Some of Ford Sr’s work ethic must have rubbed off on Harry, as he had a string of part- time jobs during his teenage years. ‘My parents came through the Depression and we were taught to believe that we were not entitled to comfort,’ Ford explained.
One of his first jobs was as a cook on a luxury yacht. He found his recipes in a copy of The Joy of Cooking that his mother had given to him and tells a story about how cooking a meal for his employers on a very choppy lake while feeling hopelessly seasick, ‘was probably the most heroic thing I’ve ever done.’
His longest running job was at the Evening Pipe Store, which specialized in pipes and special blends of tobacco. It was here that Harry took up smoking, a habit he’s not been able to kick.

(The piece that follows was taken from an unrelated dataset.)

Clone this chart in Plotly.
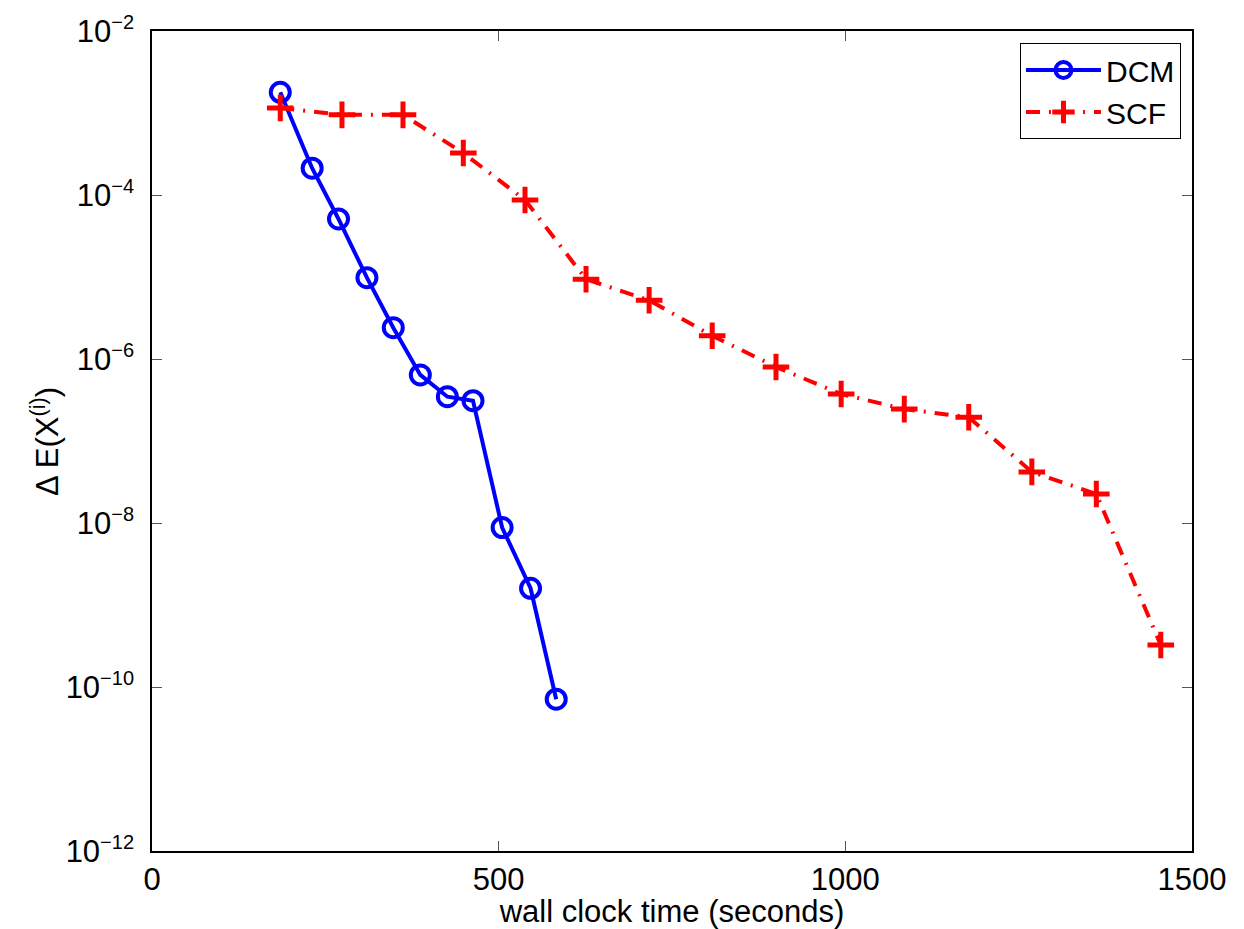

From Maine East High, Harrison Ford went on to Ripen College in North Wisconsin, a liberal arts college that didn’t have too stringent entry requirements, following in the footsteps of another alumnus Spencer Tracy. He spent the best part of three years studying English and Philosophy, but with ever-diminishing results. Casting around for some way to boost his grades – failure was unthinkable with his father shelling out the best part of $2000 a year in tuition fees – Harry Ford approached the drama professor Philip Bergstrom and was accepted onto the course. Ford was beginning to lose his babyface looks and his voice was deepening as he matured. He was cast as the lead in The Threepenny Opera at the college theatre, The Red Barn. For Ford, it was a turning point.
An unexpected bonus of becoming involved in the campus drama scene was that suddenly, Ford had access to girls. He began seeing a girl called Mary Lee Franke who’d been in The Threepenny Opera with him, but as Mary Lee was ‘pinned’ to another boy (college-speak for ‘going steady’), the pair had to meet in secret.
As Harry entered his final year at college, he wasn’t able to muster the energy to be interested in getting a degree in Philosophy. ‘I would sleep for four or five days at a time,’ he recounted in 1994. ‘There was one class I never went to. I remember once when I slept for seven days and finally roused myself got myself out of bed, managed to get dressed – this seemed to be taking an intense effort – and actually made it to class. All of this seemed to be happening in slow motion. I even put my hand on the door of the classroom, but I seemed unable to turn the doorknob. So I let it go and went back to sleep.’ To me this sounds less like bone idleness and more like a bout of depression, though no mention of any such condition has ever surfaced in any other accounts of Ford’s youth. Despite all this, Harry Ford started seeing a new girlfriend in November 1963, Mary Louise Marquardt. Friends and teachers all seemed surprised as Ford was, by this time, something of a star on campus, and Mary was a quite sober and studious girl. But for some reason, the two very quickly became inseparable and the romance began to get serious.
By mid-1964, Ford’s combined Philosophy/English degree was in serious doubt. ‘Suddenly I discovered that I had no idea how I was going to make a living in those two areas, so I just stopped going to classes – they kicked me out a few days before graduation.’ Three days before graduation to be precise. ‘Bounced in academic disgrace, much to the embarrassment of my parents, who had made a reservation at a motel in town for the ceremony.’
Christopher Ford was far from happy to find out that after spending $8000 on his son’s education, there would be no graduation for young Harrison. ‘My parents had paid for four years of education and at the end of it there was no degree, ‘ said Ford. ‘It was not taken lightly.’
Ejected from the protected existence of college life, Ford found himself face to face with the real world. So he took two momentous decisions. He would marry Mary that summer and pursue a career on the stage.
‘It was important to be able to announce to people what I was going to do with my life, even if it was only to say the thing that appalled them most,’ said Ford later. ‘It proceeded naturally enough from the fact that I wasn’t going to graduate from college. Now I was off on an adventure, with no sense really of what the odds were because I never knew anybody who was in that work. I don’t think my family thought it was going to work out, but they never discouraged me. Discouragement was something I was always happy to have. Some resistance, you know?’
Where others might have struggled, Harry had little difficulty finding work as an actor, even in Wisconsin. ‘I decided to stick to acting, with drawing room comedy in mind. So I did one season of summer stock (the American equivalent of repertory) immediately after college, in Williams Bay. That’s a resort community on the shores of Lake Geneva. Not the Swiss one, the one in Wisconsin.’
It was the old Ford luck that led to his engagement with the Williams Bay Repertory Company. The Company had taken on three ‘resident actors’, talented youngsters who were to serve a kind of apprenticeship through the summer season. One of these young actors had let the company down and the Company director William Fucik needed a replacement. He asked around if anyone knew of a local young actor who might make an adequate replacement and Harry Ford’s name came up.